Coffee Cravings
Graham R. Cooper


Logged in to my website, clicked ‘new’ and then ‘post’, took a gulp of my first coffee of the day and gave this week’s musings a title: ‘Coffee Cravings’. It’s just gone ten. The second coffee at midday. I’ll have a third after lunch and that’ll be it for the day.
Over the course of something like twenty years, we’ve taken onboard a substantial amount of the nutrition advice in the book Nourishing Traditions. (You’ll already know that if you’ve been following my journal for awhile.) So when, back in the day, the authors advised that I give up coffee, I took them seriously:
Caffeine stimulates the adrenal glands to release an adrenaline-like substance, which in turn causes the liver to release sugar into the blood stream. This is what gives you the lift when you drink coffee … .The problem is that the delicate blood-sugar-regulation mechanism cannot long tolerate the constant stimulation of habitual caffeine ingestion. Often the blood sugar lowering mechanisms overreact, causing low blood sugar and its concomitant complaints of chronic fatigue, dizziness, depression, allergies and behavioural disorders. Caffeine-containing drinks irritate the lining of the stomach and cause an increase in stomach acid. They affect the nervous system, leading to insomnia and restlessness.

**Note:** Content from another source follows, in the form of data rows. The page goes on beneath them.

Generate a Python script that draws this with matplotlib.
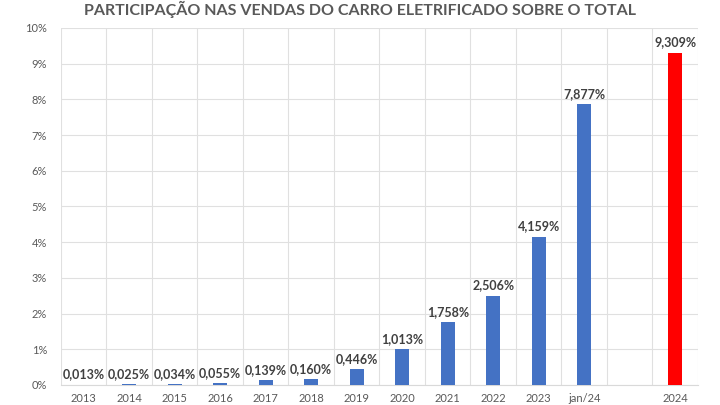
import matplotlib.pyplot as plt
import numpy as np

categorias = ["2013", "2014", "2015", "2016", "2017", "2018", "2019", "2020",
              "2021", "2022", "2023", "jan/24", "", "2024"]
participacao = [0.013, 0.025, 0.034, 0.055, 0.139, 0.160, 0.446, 1.013,
                1.758, 2.506, 4.159, 7.877, np.nan, 9.309]
rotulos = ["0,013%", "0,025%", "0,034%", "0,055%", "0,139%", "0,160%", "0,446%",
           "1,013%", "1,758%", "2,506%", "4,159%", "7,877%", "", "9,309%"]
cores = ["#4472C4"] * 13 + ["#FF0000"]

plt.rcParams['font.family'] = ['Lato', 'DejaVu Sans']

fig = plt.figure(figsize=(7.2, 4.05), dpi=100)
ax = fig.add_axes([0.0847, 0.0494, 0.8847, 0.8815])

x = np.arange(len(categorias))
ax.bar(x, np.nan_to_num(participacao), width=0.31, color=cores, zorder=3)

for xi, v, r in zip(x, participacao, rotulos):
    if r:
        ax.annotate(r, (xi, v), xytext=(0, 3), textcoords="offset points",
                    ha="center", va="bottom", fontsize=9, fontweight="bold",
                    color="#404040", zorder=4)

ax.set_xlim(-0.5, len(categorias) - 0.5)
ax.set_ylim(0, 10)
ax.set_yticks(range(0, 11))
ax.set_yticklabels([f"{i}%" for i in range(0, 11)])
ax.set_xticks(x)
ax.set_xticklabels(categorias)
ax.set_xticks(np.arange(-0.5, len(categorias)), minor=True)

ax.grid(axis="y", color="#E0E0E0", linewidth=0.8, zorder=0)
ax.grid(axis="x", which="minor", color="#E0E0E0", linewidth=0.8, zorder=0)
ax.tick_params(axis="both", which="both", length=0, colors="#595959", labelsize=8)
ax.tick_params(axis="x", pad=6)
ax.tick_params(axis="y", pad=10)
for s in ["top", "right", "left"]:
    ax.spines[s].set_visible(False)
ax.spines["bottom"].set_color("#D9D9D9")

fig.text(0.5, 1 - 15 / 405, "PARTICIPAÇÃO NAS VENDAS DO CARRO ELETRIFICADO SOBRE O TOTAL",
         ha="center", va="baseline", fontsize=11.5, fontweight="bold", color="#595959")

fig.savefig("out.png", dpi=100)
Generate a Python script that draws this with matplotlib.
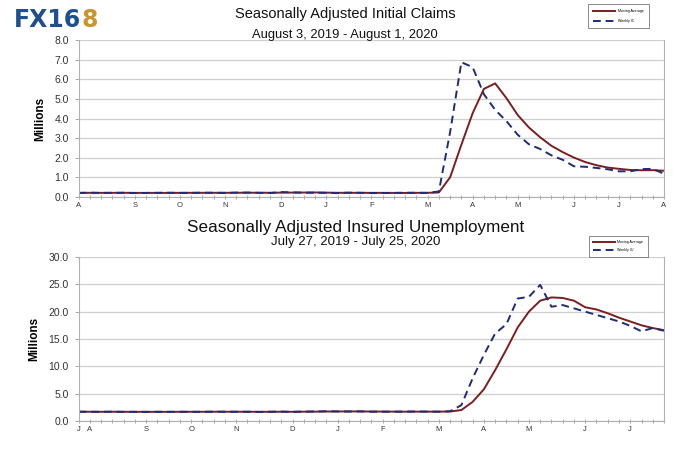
import matplotlib
matplotlib.use("Agg")
import matplotlib.pyplot as plt
from matplotlib.ticker import FormatStrFormatter, MultipleLocator, FixedLocator

plt.rcParams['font.family'] = ['Liberation Sans', 'DejaVu Sans']

# Weekly initial claims (millions), Aug 3 2019 - Aug 1 2020
ic_weekly = [0.209, 0.220, 0.209, 0.215, 0.217, 0.204, 0.208, 0.213, 0.219, 0.210,
             0.214, 0.218, 0.218, 0.211, 0.225, 0.227, 0.213, 0.203, 0.252, 0.235,
             0.222, 0.220, 0.214, 0.204, 0.223, 0.216, 0.203, 0.205, 0.210, 0.219,
             0.216, 0.211, 0.282, 3.307, 6.867, 6.615, 5.237, 4.442, 3.867, 3.176,
             2.687, 2.446, 2.123, 1.897, 1.566, 1.540, 1.482, 1.413, 1.310, 1.307,
             1.422, 1.435, 1.186]
ic_avg = [0.212, 0.214, 0.212, 0.213, 0.215, 0.211, 0.211, 0.211, 0.211, 0.213,
          0.214, 0.215, 0.215, 0.215, 0.218, 0.220, 0.219, 0.217, 0.224, 0.226,
          0.228, 0.232, 0.223, 0.215, 0.215, 0.214, 0.212, 0.212, 0.209, 0.209,
          0.213, 0.214, 0.232, 1.004, 2.667, 4.268, 5.507, 5.790, 5.040, 4.181,
          3.543, 3.044, 2.608, 2.288, 2.008, 1.782, 1.621, 1.500, 1.436, 1.378,
          1.363, 1.369, 1.338]
ic_tick_pos = [0, 5, 9, 13, 18, 22, 26, 31, 35, 39, 44, 48, 52]
ic_tick_lab = ['A', 'S', 'O', 'N', 'D', 'J', 'F', 'M', 'A', 'M', 'J', 'J', 'A']

# Weekly insured unemployment (millions), Jul 27 2019 - Jul 25 2020
iu_weekly = [1.699, 1.676, 1.679, 1.698, 1.670, 1.666, 1.668, 1.684, 1.676, 1.688,
             1.679, 1.685, 1.704, 1.690, 1.691, 1.690, 1.654, 1.693, 1.713, 1.674,
             1.713, 1.740, 1.773, 1.740, 1.728, 1.749, 1.697, 1.702, 1.696, 1.721,
             1.726, 1.714, 1.702, 1.78, 2.9, 7.8, 12.1, 16.0, 17.7, 22.4,
             22.7, 24.9, 20.9, 21.2, 20.6, 20.0, 19.4, 18.8, 18.2, 17.4,
             16.4, 17.0, 16.5]
iu_avg = [1.69, 1.69, 1.68, 1.69, 1.68, 1.68, 1.67, 1.67, 1.67, 1.68,
          1.68, 1.68, 1.69, 1.69, 1.69, 1.69, 1.68, 1.68, 1.69, 1.68,
          1.70, 1.71, 1.73, 1.74, 1.75, 1.75, 1.73, 1.72, 1.71, 1.70,
          1.71, 1.71, 1.71, 1.73, 2.0, 3.5, 5.8, 9.3, 13.1, 17.1,
          20.0, 22.0, 22.6, 22.5, 22.0, 20.8, 20.4, 19.7, 18.9, 18.2,
          17.5, 17.0, 16.6]
iu_tick_pos = [0, 1, 6, 10, 14, 19, 23, 27, 32, 36, 40, 45, 49]
iu_tick_lab = ['J', 'A', 'S', 'O', 'N', 'D', 'J', 'F', 'M', 'A', 'M', 'J', 'J']

AVG_COLOR = '#7a1f1f'
WEEK_COLOR = '#1f2a7a'
GRID = '#cfcfcf'


def style_axes(ax, ymax, ystep, tick_pos, tick_lab):
    ax.set_xlim(0, 52)
    ax.set_ylim(0, ymax)
    ax.yaxis.set_major_locator(MultipleLocator(ystep))
    ax.yaxis.set_major_formatter(FormatStrFormatter('%.1f'))
    ax.grid(axis='y', color=GRID, linewidth=0.9)
    ax.set_axisbelow(True)
    for s in ax.spines.values():
        s.set_color('#b0b0b0')
        s.set_linewidth(0.8)
    ax.spines['top'].set_visible(False)
    ax.xaxis.set_major_locator(FixedLocator(tick_pos))
    ax.set_xticklabels(tick_lab)
    ax.xaxis.set_minor_locator(MultipleLocator(1))
    ax.tick_params(axis='x', which='both', length=3, width=0.5, color='#888888',
                   direction='inout', labelsize=5.5, labelcolor='#333333', pad=2)
    ax.tick_params(axis='y', length=3, width=0.5, color='#888888',
                   labelsize=7.5, labelcolor='#333333', pad=4)
    ax.set_ylabel('Millions', fontsize=8.5, fontweight='bold', labelpad=6)


fig = plt.figure(figsize=(7.0, 4.49), dpi=100)

ax1 = fig.add_axes([0.1123, 0.5612, 0.8363, 0.3497])
x1 = list(range(len(ic_weekly)))
ax1.plot(x1, ic_avg, color=AVG_COLOR, lw=1.4, label='Moving Average')
ax1.plot(x1, ic_weekly, color=WEEK_COLOR, lw=1.4, ls=(0, (4, 2.5)), label='Weekly IC')
style_axes(ax1, 8, 1, ic_tick_pos, ic_tick_lab)
leg1 = ax1.legend(loc='upper left', bbox_to_anchor=(0.867, 1.24), fontsize=2.6,
                  frameon=True, fancybox=False, edgecolor='#555555', handlelength=6,
                  borderpad=1.4, labelspacing=1.6)
leg1.get_frame().set_linewidth(0.6)

ax2 = fig.add_axes([0.1123, 0.0624, 0.8363, 0.3653])
x2 = list(range(len(iu_weekly)))
ax2.plot(x2, iu_avg, color=AVG_COLOR, lw=1.4, label='Moving Average')
ax2.plot(x2, iu_weekly, color=WEEK_COLOR, lw=1.4, ls=(0, (4, 2.5)), label='Weekly IU')
style_axes(ax2, 30, 5, iu_tick_pos, iu_tick_lab)
leg2 = ax2.legend(loc='upper left', bbox_to_anchor=(0.868, 1.14), fontsize=2.6,
                  frameon=True, fancybox=False, edgecolor='#555555', handlelength=6,
                  borderpad=1.2, labelspacing=1.2)
leg2.get_frame().set_linewidth(0.6)

# titles
fig.text(0.493, 0.968, 'Seasonally Adjusted Initial Claims', ha='center', va='center',
         fontsize=10.5, color='#111111')
fig.text(0.493, 0.922, 'August 3, 2019 - August 1, 2020', ha='center', va='center',
         fontsize=9.3, color='#111111')
fig.text(0.508, 0.494, 'Seasonally Adjusted Insured Unemployment', ha='center', va='center',
         fontsize=12.3, color='#111111')
fig.text(0.508, 0.462, 'July 27, 2019 - July 25, 2020', ha='center', va='center',
         fontsize=9.5, color='#111111')

# logo: "FX16" in blue, "8" in gold right after it
logo = fig.text(0.020, 0.955, 'FX16', ha='left', va='center', fontsize=17,
                fontweight='heavy', color='#1e4f8f', family='DejaVu Sans')
renderer = fig.canvas.get_renderer()
bb = logo.get_window_extent(renderer).transformed(fig.transFigure.inverted())
fig.text(bb.x1 + 0.001, 0.955, '8', ha='left', va='center', fontsize=17,
         fontweight='heavy', color='#c9962e', family='DejaVu Sans')

fig.savefig('out.png', dpi=100)
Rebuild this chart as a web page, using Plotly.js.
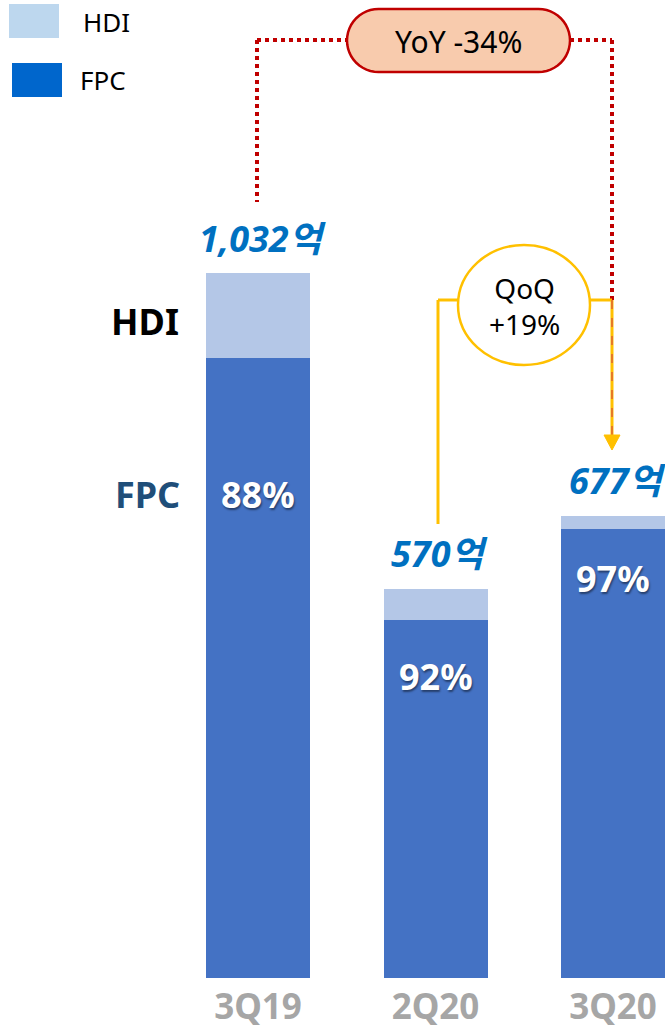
<!DOCTYPE html>
<html>
<head>
<meta charset="utf-8">
<script src="https://cdn.plot.ly/plotly-3.0.1.min.js"></script>
<style>html,body{margin:0;padding:0;background:#fff;}#chart{width:665px;height:1031px;}</style>
</head>
<body>
<div id="chart"></div>
<script>
// ---- data ----
const categories = ['3Q19', '2Q20', '3Q20'];
const totals = [1032, 570, 677];          // 억 원
const fpcShare = [88, 92, 97];             // %
const totalLabels = ['1,032억', '570억', '677억'];
const shareLabels = ['88%', '92%', '97%'];
const seriesNames = ['FPC', 'HDI'];
const yoyText = 'YoY -34%';
const qoqText = 'QoQ<br>+19%';

const fpcValues = totals.map((t, i) => t * fpcShare[i] / 100);
const hdiValues = totals.map((t, i) => t - fpcValues[i]);

// ---- pixel helpers for decorations ----
const PXU = 177.5, X0 = 258, PYU = 0.683, BASE = 978;
const X = px => (px - X0) / PXU;
const Y = py => (BASE - py) / PYU;
const P = (px, py) => X(px) + ',' + Y(py);

const FONT = 'Noto Sans, Noto Sans CJK KR, sans-serif';
const BARW = 104 / PXU;

const traces = [
  {type: 'bar', name: seriesNames[0], x: categories, y: fpcValues, width: BARW,
   marker: {color: '#4472C4', line: {width: 0}}, hoverinfo: 'skip'},
  {type: 'bar', name: seriesNames[1], x: categories, y: hdiValues, width: BARW,
   marker: {color: '#B4C7E7', line: {width: 0}}, hoverinfo: 'skip'}
];

// stadium path for YoY box
function stadium(x0, x1, yc, r) {
  let d = '';
  const n = 24;
  for (let k = 0; k <= n; k++) {
    const a = -Math.PI / 2 + Math.PI * k / n;
    const px = x1 - r + r * Math.cos(a), py = yc + r * Math.sin(a);
    d += (k === 0 ? 'M' : 'L') + P(px, py);
  }
  for (let k = 0; k <= n; k++) {
    const a = Math.PI / 2 + Math.PI * k / n;
    const px = x0 + r + r * Math.cos(a), py = yc + r * Math.sin(a);
    d += 'L' + P(px, py);
  }
  return d + 'Z';
}

const red = '#C00000', yellow = '#FFC000';
const line = (x0, y0, x1, y1, color, width, dash) => ({
  type: 'line', xref: 'x', yref: 'y', x0: X(x0), y0: Y(y0), x1: X(x1), y1: Y(y1),
  line: {color: color, width: width, dash: dash || 'solid'}, layer: 'above'
});

const shapes = [
  // legend swatches
  {type: 'rect', xref: 'x', yref: 'y', x0: X(9), x1: X(59), y0: Y(4), y1: Y(38),
   fillcolor: '#BDD7EE', line: {width: 0}},
  {type: 'rect', xref: 'x', yref: 'y', x0: X(12), x1: X(62), y0: Y(63), y1: Y(97),
   fillcolor: '#0066CC', line: {width: 0}},
  // YoY connector (red dotted)
  line(257, 40, 257, 202, red, 4, 'dot'),
  line(257, 40, 347, 40, red, 4, 'dot'),
  line(570, 40, 612, 40, red, 4, 'dot'),
  line(612, 40, 612, 300, red, 4, 'dot'),
  // QoQ connector (yellow)
  line(438, 300, 438, 524, yellow, 3),
  line(438, 300, 460, 300, yellow, 3),
  line(588, 300, 612, 300, yellow, 3),
  line(612, 300, 612, 437, yellow, 3),
  line(612, 300, 612, 437, '#E06030', 1.5, 'dash'),
  {type: 'path', xref: 'x', yref: 'y', path: 'M' + P(604, 435) + 'L' + P(620, 435) + 'L' + P(612, 450) + 'Z',
   fillcolor: yellow, line: {color: yellow, width: 1}},
  // YoY box
  {type: 'path', xref: 'x', yref: 'y', path: stadium(347, 570, 40.5, 31.5),
   fillcolor: '#F8CBAD', line: {color: red, width: 2.5}},
  // QoQ circle
  {type: 'circle', xref: 'x', yref: 'y', x0: X(458), x1: X(590), y0: Y(245), y1: Y(365),
   fillcolor: '#FFFFFF', line: {color: yellow, width: 2.5}}
];

const annotations = [];
// legend text
annotations.push({xref: 'x', yref: 'y', x: X(81), y: Y(22), text: 'HDI', showarrow: false,
  xanchor: 'left', yanchor: 'middle', font: {family: FONT, size: 26, color: '#000'}});
annotations.push({xref: 'x', yref: 'y', x: X(78), y: Y(80), text: 'FPC', showarrow: false,
  xanchor: 'left', yanchor: 'middle', font: {family: FONT, size: 26, color: '#000'}});
// side labels
annotations.push({xref: 'x', yref: 'y', x: X(145), y: Y(321), text: '<b>HDI</b>', showarrow: false,
  font: {family: FONT, size: 36, color: '#000'}});
annotations.push({xref: 'x', yref: 'y', x: X(147), y: Y(494), text: '<b>FPC</b>', showarrow: false,
  font: {family: FONT, size: 36, color: '#1F4E79'}});
// totals
categories.forEach((c, i) => {
  annotations.push({x: c, y: totals[i], yanchor: 'middle', yshift: 35, xshift: 4,
    text: '<b><i>' + totalLabels[i] + '</i></b>', showarrow: false,
    font: {family: FONT, size: 36, color: '#0070C0'}});
});
// shares
const sharePy = [494, 676, 578];
categories.forEach((c, i) => {
  annotations.push({x: c, y: Y(sharePy[i]), yanchor: 'middle',
    text: '<b>' + shareLabels[i] + '</b>', showarrow: false,
    font: {family: FONT, size: 36, color: '#FFFFFF', shadow: '1px 2px 2px rgba(0,0,0,0.45)'}});
});
// YoY / QoQ text
annotations.push({xref: 'x', yref: 'y', x: X(458), y: Y(41), text: yoyText, showarrow: false,
  font: {family: FONT, size: 30, color: '#000'}});
annotations.push({xref: 'x', yref: 'y', x: X(524), y: Y(306), text: qoqText, showarrow: false,
  font: {family: FONT, size: 28, color: '#000'}});

const layout = {
  width: 665, height: 1031,
  margin: {l: 0, r: 0, t: 0, b: 53, pad: 0},
  paper_bgcolor: '#FFFFFF', plot_bgcolor: '#FFFFFF',
  barmode: 'stack', showlegend: false,
  xaxis: {type: 'category', range: [X(0), X(665)], showgrid: false, zeroline: false,
    showline: false, ticks: '', ticklabelstandoff: 5,
    tickfont: {family: FONT, size: 35, color: '#A6A6A6', weight: 'bold'}, fixedrange: true},
  yaxis: {range: [0, Y(0)], visible: false, fixedrange: true},
  shapes: shapes,
  annotations: annotations
};

Plotly.newPlot('chart', traces, layout, {displayModeBar: false, staticPlot: true});
</script>
</body>
</html>
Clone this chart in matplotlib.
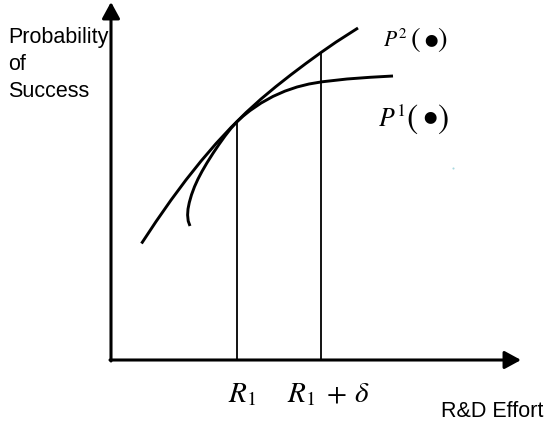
import matplotlib
matplotlib.use("Agg")
import matplotlib.pyplot as plt

plt.rcParams['mathtext.fontset'] = 'stix'
plt.rcParams['font.family'] = ['Liberation Sans', 'DejaVu Sans']

# R&D effort (x) and probability of success (y), diagram units
p2_effort = [30.5, 45, 60, 75, 90, 105, 120, 135, 150, 165, 180, 195, 210, 225, 247]
p2_prob = [116.5, 138.4, 159.9, 180.1, 198.9, 216.4, 232.5, 247.4, 261.0, 273.5,
           285.3, 296.6, 307.5, 317.9, 332]

p1_effort = [79, 77.2, 76.6, 77, 78.3, 80.5, 83.5, 87, 91, 96, 102, 108, 114, 120,
             126, 132, 139, 150, 162, 174, 186, 198, 211, 236, 259, 282]
p1_prob = [134, 139, 145, 151, 157.5, 165.2, 173.3, 181, 188.6, 197.2, 206.7, 215.6,
           224, 231.7, 238.3, 243.8, 249.4, 256.9, 263.6, 268.9, 273, 276, 278.2,
           281, 282.7, 284]

r_levels = [126, 210]
r_heights = [238.3, 307.5]
r_labels = [r'$R_1$', r'$R_1\;+\,\delta$']

x_max = 410
y_max = 358

fig = plt.figure(figsize=(5.48, 4.24), dpi=100)
ax = fig.add_axes([0, 0, 1, 1])
ax.set_xlim(-111, 437)
ax.set_ylim(-64, 360)
ax.axis('off')

arrow = dict(arrowstyle='-|>,head_length=0.55,head_width=0.3',
             lw=2.2, color='black', shrinkA=0, shrinkB=0, mutation_scale=18)
ax.annotate('', xy=(0, y_max), xytext=(0, -1), arrowprops=arrow)
ax.annotate('', xy=(x_max, 0), xytext=(-1, 0), arrowprops=arrow)

# curves
ax.plot(p2_effort, p2_prob, color='black', lw=2.1, solid_capstyle='butt')
ax.plot(p1_effort, p1_prob, color='black', lw=2.1, solid_capstyle='butt')

# vertical lines
for xv, hv in zip(r_levels, r_heights):
    ax.plot([xv, xv], [0, hv], color='black', lw=1.3)

# R labels
ax.text(r_levels[0] - 9, -42, r_labels[0], fontsize=21, ha='left', va='baseline')
ax.text(r_levels[1] - 34, -42, r_labels[1], fontsize=21, ha='left', va='baseline')

# curve labels P^2(.) and P^1(.)
def curve_label(x_p, y_base, sup, fs, paren_fs, paren_xs, paren_y, dot_x, dot_y, dot_fs):
    ax.text(x_p, y_base, r'$P^{%s}$' % sup, fontsize=fs, ha='left', va='baseline')
    ax.text(paren_xs[0], paren_y, r'$($', fontsize=paren_fs, ha='center', va='center')
    ax.text(paren_xs[1], paren_y, r'$)$', fontsize=paren_fs, ha='center', va='center')
    ax.text(dot_x, dot_y, '$\u25CF$', fontsize=dot_fs, ha='center', va='center')

curve_label(271.7, 313.3, '2', 15.5, 21, (304.5, 331.5), 321, 320, 318.8, 11.5)
curve_label(267, 233.3, '1', 18.5, 24.5, (301.5, 332), 241, 319.5, 242.2, 11.5)

ax.text(-103, 263, 'Probability\nof\nSuccess', fontsize=15.5, ha='left',
        va='baseline', linespacing=1.38)
ax.text(329.7, -57, 'R&D Effort', fontsize=15.5, ha='left', va='baseline')

ax.plot([342], [192], marker='o', ms=1.5, color='#a8d8e0', mec='none')

fig.savefig('out.png', dpi=100)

Prolonged use of caffeine can contribute to any one of a number of serious diseases, such as cancer, bone loss, mental disorders and birth defects.
– from Nourishing Traditions by Sally Fallon and Mary G. Enig
Back then I was drinking two medium-sized mugfuls a day of strong black plunger coffee. I went cold turkey. I wasn’t surprised that things went great guns for several weeks: that’s quite often the extent of my willpower; I’m capable of kidding myself for that length of time that I have some control over those sort of things. Of course all that does is delay the excruciating longing for whatever beat myself up about it thing I’m trying to give up at the time.
Several weeks in and ‘resolve’ had flipped to ‘dissolve’. “It’s too hard, I can’t do this!” was my cry from the heart.
Could some trauma linked to coffee drinking put me off for life? Doubt it. Proof yet again that we males are the weaker sex.
June’s made of stronger stuff – she hasn’t touched coffee since suspecting that it was one of the triggers that set off acute appendicitis. In the middle of the night I drove her to Wellington hospital. Two month old breastfed Jemma in with her, drinking breast milk from a bottle. The milk pumped into a jar before June had the operation so that it wouldn’t contain anaesthetics.
I’m not made of such strong stuff, but I do like my coffee strong, and when I began writing regularly to get a post out once a week, I found myself more in need than ever of a coffee fix. A heaped tablespoon of Hummingbird’s strong ‘Crave’ plunger grind became a super-sized heaped tablespoon of their extra-strong ‘Oomph’. And two medium-sized mugfuls up to the brim per day became three.
I said I’d tell you about my coffee cravings (see last Monday’s Foraging for walnuts: Pt. 2 ), but what I didn’t mention were the current warm fuzzies swirling around my three mugs a day. Listen to this will you:
Two to three cups of coffee a day is the ‘magic number’ for a healthy heart, according to a new study, led by Australian arrhythmia expert Dr Peter Kistler. … His study tracked over 400,00 people from the UK over 10 years … .
Good News for Coffee Lovers: Daily Coffee May Benefit the Heart – American College of Cardiology (acc.org)
Yay! I’m a believer – love it when I get told what I want to believe. The good doctor goes on to say:
Coffee beans contain up to 100 biologically active components, some of which have anti-inflammatory and antioxidant effects. …
There’s no evidence that people who enjoy drinking coffee should stop drinking coffee because they’re worried about the effects on their health.
I’ll raise my mug 3 times today and drink toasts (or should that be roasts?) to that man!

That’s all on modern-day homesteading at Little Owl Gully till next Monday. Thanks for your company. Bye for now.